Arrikto Rok dramatically improves Recovery Point Objective (RPO) and Recovery Time Objective (RTO), which means applications are available faster. Rok’s core technology creates and tracks virtually unlimited snapshots of local persistent volumes, which do not impact application performance, because they are kept separate from the critical I/O path. It hashes, de-duplicates, and versions these snapshots, and stores the de-duplicated, content-addressable parts in an Object Storage service that is close to the Kubernetes cluster, in our case Amazon S3. It also allows restoring these snapshots, on new local volumes, on any other node, across availability zones, hydrating them from the Object Storage Service. All in an automated manner, transparently to the application and Kubernetes.
To make the above case, we ran a “recovery from a node failure” scenario on a Kubernetes cluster on AWS with significant capacity, 1.5TB volumes, to simulate a demanding production environment. When we terminated one of the DSE nodes, Kubernetes rescheduled the node to a different AZ, and Arrikto Rok recovered the PVC of the failed DSE pod from the latest Rok snapshot automatically. Everything happened with no human intervention, transparently to both Kubernetes and Cassandra.

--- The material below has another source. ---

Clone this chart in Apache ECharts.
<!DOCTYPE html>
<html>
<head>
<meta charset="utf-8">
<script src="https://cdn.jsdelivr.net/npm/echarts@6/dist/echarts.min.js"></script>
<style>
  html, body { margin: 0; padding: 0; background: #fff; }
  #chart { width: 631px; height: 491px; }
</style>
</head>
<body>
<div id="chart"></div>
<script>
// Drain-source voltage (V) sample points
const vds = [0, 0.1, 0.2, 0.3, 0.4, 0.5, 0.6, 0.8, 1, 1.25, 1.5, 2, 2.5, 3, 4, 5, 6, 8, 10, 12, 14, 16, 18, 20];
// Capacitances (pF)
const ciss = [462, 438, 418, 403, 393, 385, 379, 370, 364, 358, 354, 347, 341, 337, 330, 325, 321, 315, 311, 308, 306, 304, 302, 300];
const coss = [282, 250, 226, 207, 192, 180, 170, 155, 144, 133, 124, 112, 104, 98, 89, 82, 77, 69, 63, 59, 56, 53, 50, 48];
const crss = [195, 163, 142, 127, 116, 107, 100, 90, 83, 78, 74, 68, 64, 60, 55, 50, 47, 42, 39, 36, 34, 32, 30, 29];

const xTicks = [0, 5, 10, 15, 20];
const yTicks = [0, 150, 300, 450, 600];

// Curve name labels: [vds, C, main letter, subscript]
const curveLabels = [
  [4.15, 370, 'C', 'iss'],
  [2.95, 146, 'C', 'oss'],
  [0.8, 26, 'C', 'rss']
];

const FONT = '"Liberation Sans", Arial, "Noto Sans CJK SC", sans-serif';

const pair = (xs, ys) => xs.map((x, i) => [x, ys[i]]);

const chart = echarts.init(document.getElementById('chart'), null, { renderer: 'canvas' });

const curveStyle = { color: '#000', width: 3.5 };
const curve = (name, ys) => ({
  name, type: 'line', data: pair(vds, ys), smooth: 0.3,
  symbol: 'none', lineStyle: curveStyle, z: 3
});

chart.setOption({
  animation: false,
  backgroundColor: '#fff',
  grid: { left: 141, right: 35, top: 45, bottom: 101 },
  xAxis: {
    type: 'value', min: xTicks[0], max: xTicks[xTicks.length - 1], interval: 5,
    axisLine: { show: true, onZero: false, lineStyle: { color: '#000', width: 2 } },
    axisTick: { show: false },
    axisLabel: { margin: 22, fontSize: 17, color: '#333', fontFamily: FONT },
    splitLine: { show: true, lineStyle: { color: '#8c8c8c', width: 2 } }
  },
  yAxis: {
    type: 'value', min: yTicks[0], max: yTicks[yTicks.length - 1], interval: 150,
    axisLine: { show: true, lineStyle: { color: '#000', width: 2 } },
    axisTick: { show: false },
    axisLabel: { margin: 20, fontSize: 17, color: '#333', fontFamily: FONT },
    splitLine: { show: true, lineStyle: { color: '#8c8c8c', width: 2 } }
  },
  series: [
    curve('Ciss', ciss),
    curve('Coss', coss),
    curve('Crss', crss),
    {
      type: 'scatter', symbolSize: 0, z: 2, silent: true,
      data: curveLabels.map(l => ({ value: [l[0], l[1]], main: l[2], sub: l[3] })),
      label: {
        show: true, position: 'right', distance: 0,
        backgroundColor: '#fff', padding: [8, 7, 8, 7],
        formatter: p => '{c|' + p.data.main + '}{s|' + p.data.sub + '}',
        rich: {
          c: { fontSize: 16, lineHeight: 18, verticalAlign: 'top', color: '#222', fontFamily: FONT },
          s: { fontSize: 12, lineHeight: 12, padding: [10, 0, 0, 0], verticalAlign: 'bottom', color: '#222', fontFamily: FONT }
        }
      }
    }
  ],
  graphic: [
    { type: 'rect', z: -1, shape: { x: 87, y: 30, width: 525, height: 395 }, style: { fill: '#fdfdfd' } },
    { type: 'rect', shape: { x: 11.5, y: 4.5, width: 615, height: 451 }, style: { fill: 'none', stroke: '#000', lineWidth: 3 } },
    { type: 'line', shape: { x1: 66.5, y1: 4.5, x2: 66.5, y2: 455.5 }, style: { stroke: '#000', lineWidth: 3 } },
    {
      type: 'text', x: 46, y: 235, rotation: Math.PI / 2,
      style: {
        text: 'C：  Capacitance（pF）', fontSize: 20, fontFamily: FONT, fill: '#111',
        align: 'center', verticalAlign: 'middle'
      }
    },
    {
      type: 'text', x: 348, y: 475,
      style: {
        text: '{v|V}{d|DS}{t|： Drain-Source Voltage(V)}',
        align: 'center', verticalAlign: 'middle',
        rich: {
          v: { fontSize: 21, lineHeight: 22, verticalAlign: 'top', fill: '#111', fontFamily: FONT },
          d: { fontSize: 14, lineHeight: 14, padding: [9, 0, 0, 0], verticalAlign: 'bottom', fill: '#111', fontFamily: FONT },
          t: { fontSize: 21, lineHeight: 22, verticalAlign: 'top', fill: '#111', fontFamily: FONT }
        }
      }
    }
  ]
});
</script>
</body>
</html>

Testing showed this would take over 10 hours if Cassandra application-level replication was required combined with significant cluster performance impact. Using Arrikto Rok, the new DSE pod came up in the new Availability Zone and successfully joined the cluster in 15 minutes.
An alternative configuration for Arrikto Rok allows for instant availability with temporarily increased latency for the specific Cassandra node during recovery – without imposing a cluster-wide performance impact.

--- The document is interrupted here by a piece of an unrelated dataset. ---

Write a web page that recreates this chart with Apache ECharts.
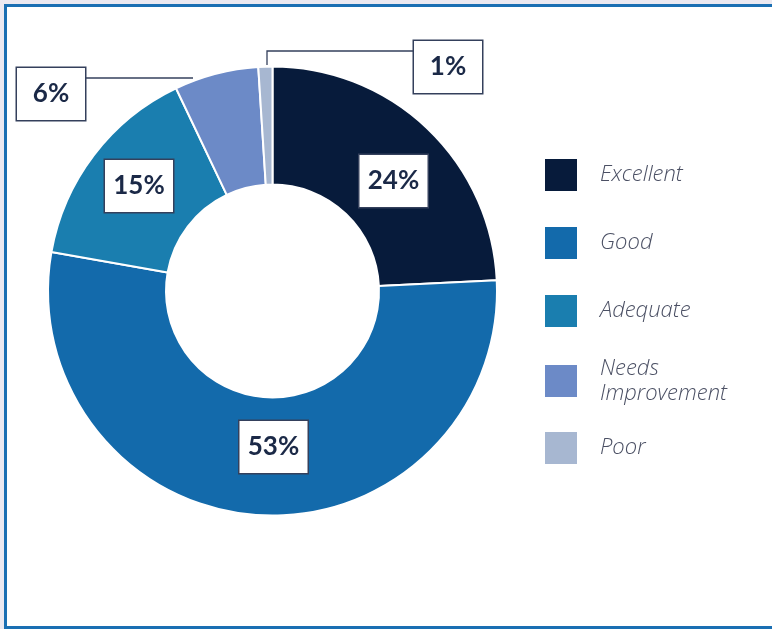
<!DOCTYPE html>
<html><head><meta charset="utf-8">
<script src="https://cdn.jsdelivr.net/npm/echarts@6/dist/echarts.min.js"></script>
<style>html,body{margin:0;padding:0;background:#ebe9f1}#c{width:772px;height:629px}</style>
</head><body><div id="c"></div>
<script>
const categories = ['Excellent', 'Good', 'Adequate', 'Needs Improvement', 'Poor'];
const values = [24, 53, 15, 6, 1];
const colors = ['#071b3b', '#136aab', '#1a7eaf', '#6c8ac7', '#a7b7d1'];

// label box centres and leader lines (layout only)
const labelBoxCenters = [[393.5, 181], [273.5, 447], [139, 186], [51, 94], [448, 67]];
const leaderLines = { 3: [[193, 78], [140, 78], [85, 78]], 4: [[267, 65], [267, 51], [414, 51]] };

const chart = echarts.init(document.getElementById('c'), null, { renderer: 'canvas' });

const legendText = {
  fontFamily: 'Open Sans', fontStyle: 'italic', fontWeight: 300, fontSize: 22,
  color: '#4b5064', lineHeight: 25, padding: [0, 0, 0, 18]
};
const legendBase = {
  orient: 'vertical', left: 545, padding: 0, itemWidth: 32, itemHeight: 32,
  icon: 'rect', selectedMode: false, textStyle: legendText,
  itemStyle: { borderWidth: 0 },
  formatter: n => n === 'Needs Improvement' ? 'Needs\nImprovement' : n
};

chart.setOption({
  backgroundColor: '#ebe9f1',
  animation: false,
  color: colors,
  graphic: [{
    type: 'rect', z: -10, silent: true,
    shape: { x: 5.5, y: 5.5, width: 800, height: 622 },
    style: { fill: '#ffffff', stroke: '#1a6fb3', lineWidth: 3 }
  }],
  legend: [
    Object.assign({}, legendBase, { top: 159, itemGap: 36, data: categories.slice(0, 3) }),
    Object.assign({}, legendBase, { top: 356, itemGap: 26, data: categories.slice(3) })
  ],
  series: [{
    type: 'pie',
    center: [272.5, 291],
    radius: [106.5, 224.5],
    startAngle: 90,
    clockwise: true,
    avoidLabelOverlap: false,
    emphasis: { disabled: true },
    itemStyle: { borderColor: '#ffffff', borderWidth: 2 },
    label: {
      show: true, position: 'inside',
      formatter: p => p.value + '%',
      fontFamily: 'Lato', fontWeight: 'bold', fontSize: 26, lineHeight: 30,
      width: 54, align: 'center',
      color: '#1b2947', backgroundColor: '#ffffff',
      borderColor: '#34405c', borderWidth: 1.5, padding: [11, 7]
    },
    labelLine: { show: true, length: 10, length2: 10, lineStyle: { color: '#34405c', width: 1.3 } },
    labelLayout: function (p) {
      const i = p.dataIndex;
      const o = { x: labelBoxCenters[i][0], y: labelBoxCenters[i][1], align: 'center', verticalAlign: 'middle' };
      if (leaderLines[i]) o.labelLinePoints = leaderLines[i];
      return o;
    },
    data: categories.map((n, i) => ({
      name: n, value: values[i],
      label: i >= 3 ? { position: 'outside' } : undefined
    }))
  }]
});
</script></body></html>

With Arrikto Rok, Cassandra does not invoke an application-wide data recovery and rebalancing operation, which puts load on the whole cluster and impacts application responsiveness.
Instead, Rok performs block-level recovery of this specific node from the Rok snapshot store with predictable performance.
When using Arrikto Rok, the new DSE node already has the data of the latest Rok snapshot and Cassandra only has to recover the changed parts, which are just a small fraction of the node data.
What this means
So, what does this actually mean?
It means when you use Arrikto Rok, you get the following business benefits;
- Dramatically increased throughput of up to 55x for read intensive workloads
- Radically faster response times of up to 32x for balanced read / write workloads
- Impactful cost saving of at least 15% on similarly configured environments
- Massively reduced cost of data transactions by at least 22%
From a technical perspective, this enables you to;
- Completely eliminate AWS EBS
- Deliver high levels of availability across multiple Availability Zones
- Reduce wasted staff time managing cloud disks
- Deploy smaller clusters with the same performance and lower cost
- Slash your software bills for Kubernetes
Putting it succinctly, Arrikto Rok allows you to take a true cloud approach to containerized storage and data management. Rather than simply putting a software-defined storage layer into a container, Arrikto has taken a new approach that is actually container-native.
DataStax has consistently been the best option for running Cassandra on-prem or in the cloud. The DataStax Kubernetes Operator for Apache Cassandra has made deploying and scaling distributed clusters more efficient and easier than ever before.
When it comes to storage, with Arrikto Rok, for the first time you can bridge the performance of NVMe with the flexibility of a shared network attached storage option. Arrikto Rok makes your apps performant and at the same time truly resilient and portable, at a fraction of the cost of a shared storage solution.
We believe that this revolutionary new architecture and the partnership between DataStax and Arrikto will dramatically improve the way people run Cassandra both on-prem and on the cloud, and will open the door to new workflows that were never possible before.